Максим Алексеевич делал и всё то, чем обязан заниматься начальник службы безопасности секретного института, и всё то, что он делать обязан был вряд ли.
Он чинил проводку (в подвале проводку в коробах провели в 2000-м году, однако на двух этажах дома из стен торчали почерневшие провода времён Великого Продолжателя), ездил в магазин за удлинителями, тройниками, лампочками, устанавливал новые квартирные электросчётчики и вызывал из «Горэлектросети» электрика, чтобы счётчики опломбировать. Максим Алексеевич же следил за продлением страховых медицинских полисов всех сотрудников института. Он (ну, а кто бы ещё?) стал выполнять и те функции, за которые его в первый же год прозвали труповозом: получал в морге свежие, не старше 10 часов, трупы и доставлял на «Газели»-термосе в подвал.
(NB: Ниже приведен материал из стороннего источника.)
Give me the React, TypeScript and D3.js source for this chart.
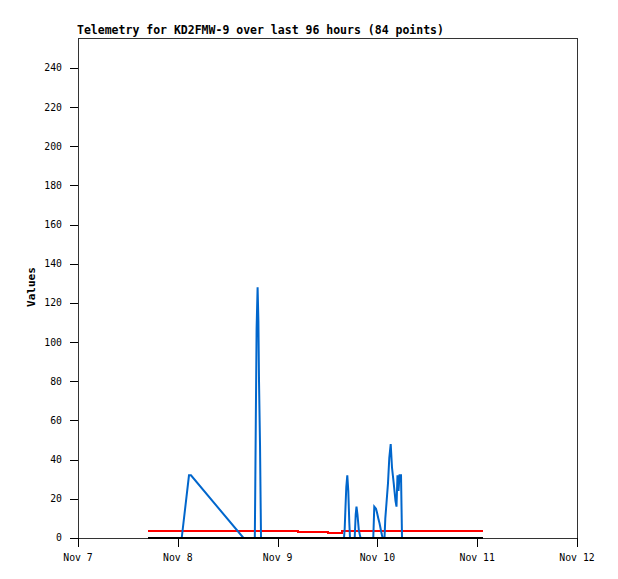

Именно он (а не Светлана, к примеру, женщина) предложил закупить в каждую институтскую квартиру стиральные машинки «Фея-2», и он же привёз машинки на «Газели». Наконец, это он, труповоз, исправно поставлял к столу «коммуны» голландскую картошку, сахарные помидоры и огурцы, которые умел солить с красным перчиком, укропом, чесночком и чабрецом так, что «коммуна» единогласно постановила: если в еврейском раю главный фрукт — инжир, то в раю сибирском главным будет овощ — корнишоны имени заслуженного труповоза России Максима Алексеича Цыбко.